If Earth decides to nuke it instead, the blast wouldn't have to blow up the asteroid from within. The plan would entail launching a rocket with the bomb as its payload (a risky prospect, should it blow up on the launchpad) and aiming right for the asteroid. Exploding the bomb at the asteroid's surface could disrupt its interior enough to break it apart, shifting its course and limiting the threat to Earth.
"For nuclear deflection, it really is the best idea to do an intensive load of these calculations before we even need to contemplate doing anything real," Plesko says.

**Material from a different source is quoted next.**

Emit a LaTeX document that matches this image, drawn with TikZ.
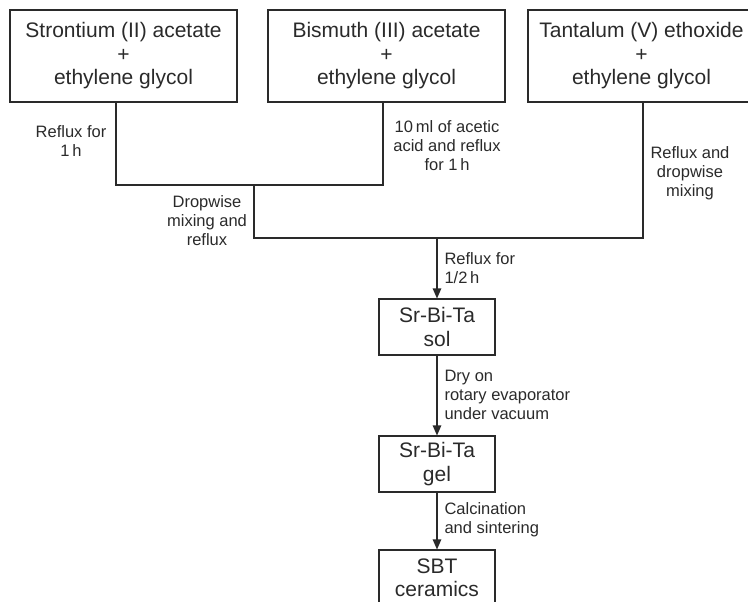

If we do need to do something real, it won't happen overnight. It takes at least five years to design, build and launch a spacecraft that can deflect or destroy an asteroid or comet, according to astronomer Joseph Nuth of Goddard. He says humans would be wise to build a spacecraft now, and ideally two: an observer that could be quickly dispatched to learn more about the asteroid, and an interceptor that could deflect it.
"If we build it now on a normal schedule, and put that interceptor into storage, we can launch it in less than a year," he explained at the AGU meeting. "This could mitigate the possibility of a sneaky asteroid coming in from a place that's hard to observe, like toward the sun." (The Chelyabinsk meteor was one such asteroid.)
No space agency has a deflector mission yet, but scientists know a lot more today than they did even 15 years ago, Bottke says.
"There was a time where we didn't have a program to look for objects, and it was done privately. You had guys like [astronomer Eugene] Shoemaker driving out every month to Palomar Observatory to look for them," Bottke says. "Now we have $50 million annually to look for them. Now we're getting serious science missions to look at these."
Bottke and others say the increased awareness of asteroid threats has also been a boon for science, and for the people who study asteroids not only as harbingers of doom, but as messengers from Earth's creation.
"The probability that any large asteroid is going to hit is in the near future is pretty low," Bottke says. "So I tend to focus on the more uplifting parts of asteroids."